The agency’s highly secret eavesdropping operations targeting the United Nations dates back to its very first organizing conference in 1945. In April of that year, representatives of more than fifty countries crowded into a San Francisco opera house to negotiate a framework for a new world order. But the American delegates also had a secret weapon.
As coded messages between the foreign delegations and their distant capitals passed through U.S. telegraph lines in San Francisco, copies were covertly turned over to Army code breakers. Other messages were intercepted at a secret listening post known as Two Rock Ranch north of San Francisco. The intercepts were then forwarded to Arlington Hall, the Army’s code-breaking headquarters, over forty-six special secure teletype lines.
The decrypts revealed how desperate France had become to maintain their image as a major world power after the war.

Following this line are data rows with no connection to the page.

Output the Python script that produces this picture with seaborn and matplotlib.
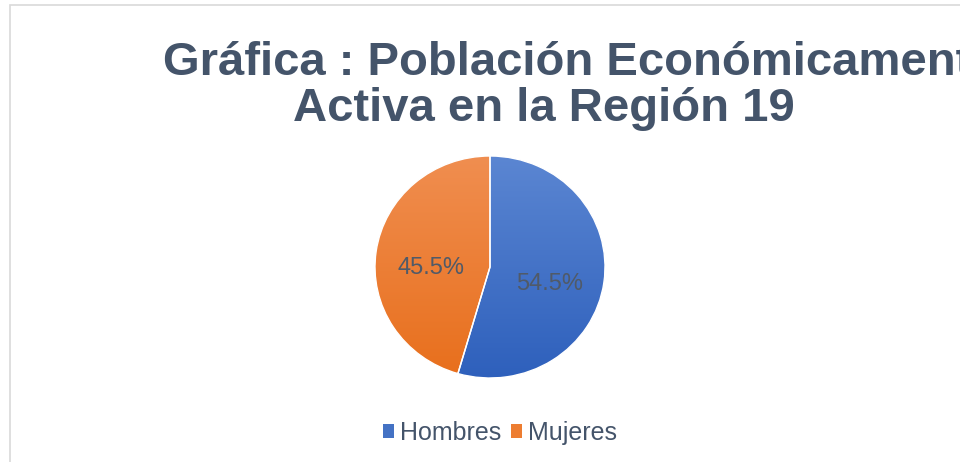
import numpy as np
import matplotlib
matplotlib.use("Agg")
import matplotlib.pyplot as plt
import seaborn as sns
from matplotlib.colors import LinearSegmentedColormap
from matplotlib.patches import Patch, Rectangle

# === Datos ===
categorias = ["Hombres", "Mujeres"]
porcentajes = [54.5, 45.5]
titulo_1 = "Gráfica : Población Económicamente"
titulo_2 = "Activa en la Región 19"

# === Estilo ===
sns.set_theme(style="white")
plt.rcParams["font.family"] = ["Liberation Sans", "DejaVu Sans"]
colores = sns.color_palette(["#4472C4", "#ED7D31"])
gradientes = [("#5B86D2", "#2E60BC"), ("#F08E50", "#E86F1C")]
gris_titulo = "#44546A"

fig = plt.figure(figsize=(9.6, 4.62), dpi=100)
W, H = 960, 462

# marco del gráfico
fig.add_artist(Rectangle((10 / W, -0.1), 2.0, 1 - 5 / H + 0.1, transform=fig.transFigure,
                         fill=False, edgecolor="#D9D9D9", linewidth=1.2))

# === Pastel (ligeramente ovalado como el original) ===
cx, cy, rx, ry = 490, 267, 115, 111
ax = fig.add_axes([(cx - rx) / W, (H - cy - ry) / H, 2 * rx / W, 2 * ry / H])
wedges, texts, autotexts = ax.pie(
    porcentajes, colors=colores, startangle=90, counterclock=False,
    autopct="%1.1f%%", pctdistance=0.52,
    wedgeprops=dict(edgecolor="white", linewidth=1),
    textprops=dict(fontsize=17, color="#505A68"))

grad = np.linspace(0, 1, 256).reshape(-1, 1)
for w, (top, bottom) in zip(wedges, gradientes):
    cmap = LinearSegmentedColormap.from_list("g", [top, bottom])
    im = ax.imshow(grad, cmap=cmap, extent=(-1, 1, -1, 1), aspect="auto",
                   origin="upper", zorder=0.5)
    im.set_clip_path(w)
    w.set_facecolor("none")
    w.set_zorder(2)
for t in autotexts:
    x, y = t.get_position()
    t.set_position((x, y - 0.08))
    t.set_zorder(3)
ax.set_xlim(-1.0, 1.0)
ax.set_ylim(-1.0, 1.0)
ax.set_aspect("auto")
ax.axis("off")

# === Título (la primera línea queda cortada en el borde, como en el original) ===
fig.text(163 / W, 1 - 75 / H, titulo_1, ha="left", va="baseline",
         fontsize=34, fontweight="bold", color=gris_titulo)
fig.text(544 / W, 1 - 121 / H, titulo_2, ha="center", va="baseline",
         fontsize=34, fontweight="bold", color=gris_titulo)

# === Leyenda ===
handles = [Patch(facecolor=c, edgecolor="none") for c in colores]
fig.legend(handles, categorias, loc="center", bbox_to_anchor=(500 / W, 1 - 433 / H),
           ncol=2, frameon=False, fontsize=18, handlelength=0.45, handleheight=0.45,
           handletextpad=0.25, columnspacing=0.35, labelcolor=gris_titulo)

fig.savefig("out.png", dpi=100)
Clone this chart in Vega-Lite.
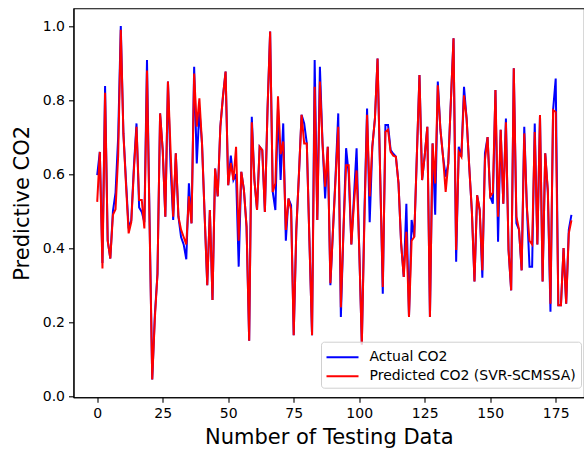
{
  "$schema": "https://vega.github.io/schema/vega-lite/v6.json",
  "autosize": {"type": "none"},
  "padding": {"left": 73.5, "top": 8.3, "right": 0, "bottom": 52.7},
  "width": 510.5,
  "height": 389,
  "background": "white",
  "config": {
    "font": "DejaVu Sans",
    "view": {"stroke": "#000", "strokeWidth": 1.1},
    "axis": {"grid": false, "domainColor": "#000", "domainWidth": 1.1, "tickColor": "#000", "tickWidth": 1.1, "tickSize": 5, "labelPadding": 4, "labelFontSize": 14, "labelColor": "#000", "labelFont": "DejaVu Sans", "titleFont": "DejaVu Sans", "titleFontSize": 21, "titleFontWeight": "normal", "titleColor": "#000"}
  },
  "data": {"values": [
    {"i":0,"a":0.597,"p":0.525},{"i":1,"a":0.66,"p":0.66},{"i":2,"a":0.36,"p":0.345},{"i":3,"a":0.838,"p":0.82},{"i":4,"a":0.42,"p":0.42},
    {"i":5,"a":0.372,"p":0.372},{"i":6,"a":0.5,"p":0.49},{"i":7,"a":0.55,"p":0.505},{"i":8,"a":0.7,"p":0.65},{"i":9,"a":1.0,"p":0.99},
    {"i":10,"a":0.71,"p":0.71},{"i":11,"a":0.58,"p":0.57},{"i":12,"a":0.453,"p":0.44},{"i":13,"a":0.475,"p":0.47},{"i":14,"a":0.62,"p":0.61},
    {"i":15,"a":0.737,"p":0.728},{"i":16,"a":0.51,"p":0.53},{"i":17,"a":0.498,"p":0.53},{"i":18,"a":0.47,"p":0.453},{"i":19,"a":0.908,"p":0.88},
    {"i":20,"a":0.47,"p":0.46},{"i":21,"a":0.045,"p":0.045},{"i":22,"a":0.22,"p":0.21},{"i":23,"a":0.33,"p":0.33},{"i":24,"a":0.764,"p":0.764},
    {"i":25,"a":0.665,"p":0.665},{"i":26,"a":0.485,"p":0.485},{"i":27,"a":0.85,"p":0.85},{"i":28,"a":0.62,"p":0.665},{"i":29,"a":0.476,"p":0.485},
    {"i":30,"a":0.656,"p":0.656},{"i":31,"a":0.485,"p":0.485},{"i":32,"a":0.43,"p":0.45},{"i":33,"a":0.41,"p":0.43},{"i":34,"a":0.37,"p":0.41},
    {"i":35,"a":0.575,"p":0.54},{"i":36,"a":0.467,"p":0.467},{"i":37,"a":0.89,"p":0.872},{"i":38,"a":0.629,"p":0.728},{"i":39,"a":0.773,"p":0.805},
    {"i":40,"a":0.683,"p":0.683},{"i":41,"a":0.49,"p":0.49},{"i":42,"a":0.3,"p":0.3},{"i":43,"a":0.503,"p":0.503},{"i":44,"a":0.26,"p":0.26},
    {"i":45,"a":0.615,"p":0.615},{"i":46,"a":0.54,"p":0.54},{"i":47,"a":0.728,"p":0.728},{"i":48,"a":0.81,"p":0.81},{"i":49,"a":0.877,"p":0.877},
    {"i":50,"a":0.57,"p":0.57},{"i":51,"a":0.65,"p":0.63},{"i":52,"a":0.584,"p":0.584},{"i":53,"a":0.6,"p":0.674},{"i":54,"a":0.35,"p":0.42},
    {"i":55,"a":0.606,"p":0.606},{"i":56,"a":0.557,"p":0.557},{"i":57,"a":0.458,"p":0.458},{"i":58,"a":0.15,"p":0.15},{"i":59,"a":0.755,"p":0.74},
    {"i":60,"a":0.584,"p":0.584},{"i":61,"a":0.503,"p":0.503},{"i":62,"a":0.674,"p":0.674},{"i":63,"a":0.665,"p":0.665},{"i":64,"a":0.498,"p":0.498},
    {"i":65,"a":0.773,"p":0.773},{"i":66,"a":0.985,"p":0.985},{"i":67,"a":0.552,"p":0.552},{"i":68,"a":0.503,"p":0.575},{"i":69,"a":0.78,"p":0.81},
    {"i":70,"a":0.584,"p":0.654},{"i":71,"a":0.737,"p":0.688},{"i":72,"a":0.42,"p":0.449},{"i":73,"a":0.534,"p":0.534},{"i":74,"a":0.516,"p":0.503},
    {"i":75,"a":0.165,"p":0.165},{"i":76,"a":0.45,"p":0.45},{"i":77,"a":0.6,"p":0.6},{"i":78,"a":0.76,"p":0.76},{"i":79,"a":0.737,"p":0.683},
    {"i":80,"a":0.683,"p":0.683},{"i":81,"a":0.42,"p":0.42},{"i":82,"a":0.165,"p":0.165},{"i":83,"a":0.908,"p":0.836},{"i":84,"a":0.476,"p":0.476},
    {"i":85,"a":0.89,"p":0.85},{"i":86,"a":0.683,"p":0.683},{"i":87,"a":0.534,"p":0.566},{"i":88,"a":0.674,"p":0.674},{"i":89,"a":0.3,"p":0.305},
    {"i":90,"a":0.45,"p":0.45},{"i":91,"a":0.6,"p":0.59},{"i":92,"a":0.764,"p":0.728},{"i":93,"a":0.214,"p":0.24},{"i":94,"a":0.45,"p":0.45},
    {"i":95,"a":0.67,"p":0.624},{"i":96,"a":0.6,"p":0.624},{"i":97,"a":0.41,"p":0.41},{"i":98,"a":0.54,"p":0.52},{"i":99,"a":0.67,"p":0.61},
    {"i":100,"a":0.4,"p":0.4},{"i":101,"a":0.14,"p":0.14},{"i":102,"a":0.5,"p":0.48},{"i":103,"a":0.777,"p":0.76},{"i":104,"a":0.47,"p":0.54},
    {"i":105,"a":0.674,"p":0.674},{"i":106,"a":0.75,"p":0.75},{"i":107,"a":0.912,"p":0.912},{"i":108,"a":0.6,"p":0.6},{"i":109,"a":0.277,"p":0.295},
    {"i":110,"a":0.733,"p":0.714},{"i":111,"a":0.733,"p":0.72},{"i":112,"a":0.665,"p":0.66},{"i":113,"a":0.655,"p":0.65},{"i":114,"a":0.647,"p":0.647},
    {"i":115,"a":0.575,"p":0.575},{"i":116,"a":0.413,"p":0.413},{"i":117,"a":0.322,"p":0.322},{"i":118,"a":0.52,"p":0.444},{"i":119,"a":0.214,"p":0.214},
    {"i":120,"a":0.476,"p":0.42},{"i":121,"a":0.43,"p":0.43},{"i":122,"a":0.65,"p":0.65},{"i":123,"a":0.868,"p":0.868},{"i":124,"a":0.584,"p":0.584},
    {"i":125,"a":0.65,"p":0.65},{"i":126,"a":0.728,"p":0.728},{"i":127,"a":0.214,"p":0.214},{"i":128,"a":0.683,"p":0.683},{"i":129,"a":0.49,"p":0.575},
    {"i":130,"a":0.85,"p":0.84},{"i":131,"a":0.72,"p":0.72},{"i":132,"a":0.647,"p":0.647},{"i":133,"a":0.593,"p":0.552},{"i":134,"a":0.629,"p":0.629},
    {"i":135,"a":0.8,"p":0.8},{"i":136,"a":0.967,"p":0.967},{"i":137,"a":0.363,"p":0.395},{"i":138,"a":0.674,"p":0.66},{"i":139,"a":0.647,"p":0.647},
    {"i":140,"a":0.836,"p":0.813},{"i":141,"a":0.75,"p":0.75},{"i":142,"a":0.62,"p":0.62},{"i":143,"a":0.5,"p":0.5},{"i":144,"a":0.31,"p":0.31},
    {"i":145,"a":0.543,"p":0.543},{"i":146,"a":0.503,"p":0.503},{"i":147,"a":0.32,"p":0.34},{"i":148,"a":0.656,"p":0.638},{"i":149,"a":0.7,"p":0.7},
    {"i":150,"a":0.54,"p":0.54},{"i":151,"a":0.52,"p":0.55},{"i":152,"a":0.827,"p":0.827},{"i":153,"a":0.417,"p":0.485},{"i":154,"a":0.72,"p":0.72},
    {"i":155,"a":0.52,"p":0.52},{"i":156,"a":0.75,"p":0.74},{"i":157,"a":0.395,"p":0.395},{"i":158,"a":0.286,"p":0.286},{"i":159,"a":0.886,"p":0.886},
    {"i":160,"a":0.467,"p":0.485},{"i":161,"a":0.45,"p":0.45},{"i":162,"a":0.34,"p":0.34},{"i":163,"a":0.728,"p":0.71},{"i":164,"a":0.51,"p":0.51},
    {"i":165,"a":0.35,"p":0.42},{"i":166,"a":0.35,"p":0.41},{"i":167,"a":0.737,"p":0.714},{"i":168,"a":0.41,"p":0.41},{"i":169,"a":0.76,"p":0.76},
    {"i":170,"a":0.31,"p":0.31},{"i":171,"a":0.656,"p":0.656},{"i":172,"a":0.55,"p":0.557},{"i":173,"a":0.228,"p":0.25},{"i":174,"a":0.773,"p":0.773},
    {"i":175,"a":0.858,"p":0.768},{"i":176,"a":0.246,"p":0.246},{"i":177,"a":0.246,"p":0.246},{"i":178,"a":0.4,"p":0.4},{"i":179,"a":0.25,"p":0.25},
    {"i":180,"a":0.45,"p":0.44},{"i":181,"a":0.49,"p":0.475}
  ]},
  "encoding": {
    "x": {"field": "i", "type": "quantitative", "scale": {"domain": [-9.05, 185.8], "nice": false, "zero": false}, "axis": {"values": [0, 25, 50, 75, 100, 125, 150, 175], "title": "Number of Testing Data", "titlePadding": 6}}
  },
  "layer": [
    {
      "mark": {"type": "line", "strokeWidth": 2, "clip": true},
      "encoding": {
        "y": {"field": "a", "type": "quantitative", "scale": {"domain": [-0.003, 1.048], "nice": false, "zero": false}, "axis": {"values": [0, 0.2, 0.4, 0.6, 0.8, 1.0], "format": ".1f", "title": "Predictive CO2", "titlePadding": 10}},
        "color": {"datum": "Actual CO2", "type": "nominal", "scale": {"domain": ["Actual CO2", "Predicted CO2 (SVR-SCMSSA)"], "range": ["#0000ff", "#ff0000"]},
          "legend": {"orient": "none", "legendX": 247.5, "legendY": 333.4, "title": null, "symbolType": "M-1,0L2.2,0", "symbolSize": 400, "symbolStrokeWidth": 2, "labelFontSize": 14, "labelFont": "DejaVu Sans", "labelColor": "#000", "labelLimit": 400, "labelOffset": 22, "rowPadding": 1, "padding": 4.5, "strokeColor": "#d0d0d0", "fillColor": "rgba(255,255,255,0.8)", "cornerRadius": 3}}
      }
    },
    {
      "mark": {"type": "line", "strokeWidth": 2, "clip": true},
      "encoding": {
        "y": {"field": "p", "type": "quantitative"},
        "color": {"datum": "Predicted CO2 (SVR-SCMSSA)", "type": "nominal"}
      }
    }
  ]
}
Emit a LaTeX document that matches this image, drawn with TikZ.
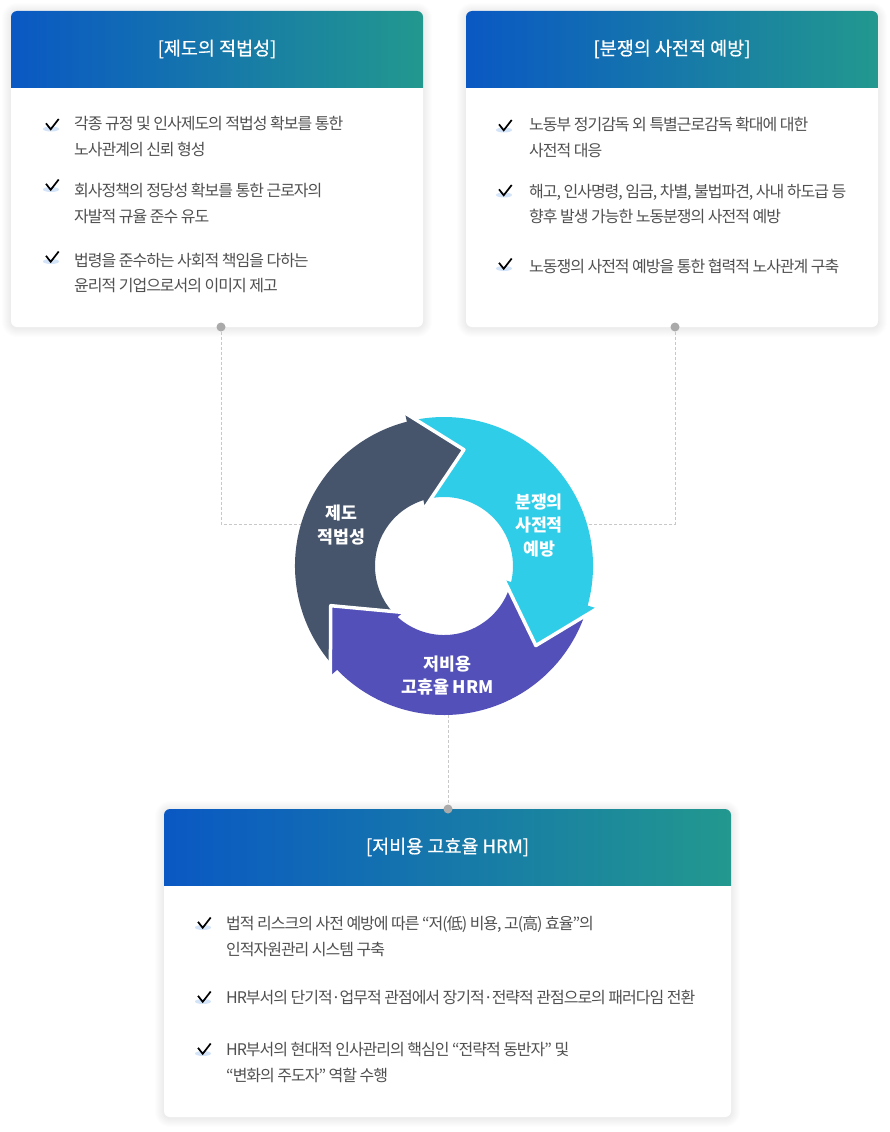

Messages from Colombia provided details on quiet disagreements between Russia and its satellite nations as well as “Russia’s prejudice toward the Latin American countries.” Spanish decrypts indicated that their diplomats in San Francisco were warned to oppose a number of Russian moves. “Red maneuver . . . must be stopped at once,” said one intercepted message. Another, from Czechoslovakia, indicated their opposition to the admission of Argentina.
The United States pushed hard to locate the organization on American soil, largely to accommodate the eavesdroppers and code breakers of NSA and its predecessors. The Russians, on the other hand, were also happy to have it on American soil—it gave them a reason to ship dozens of new spies across U.S. borders.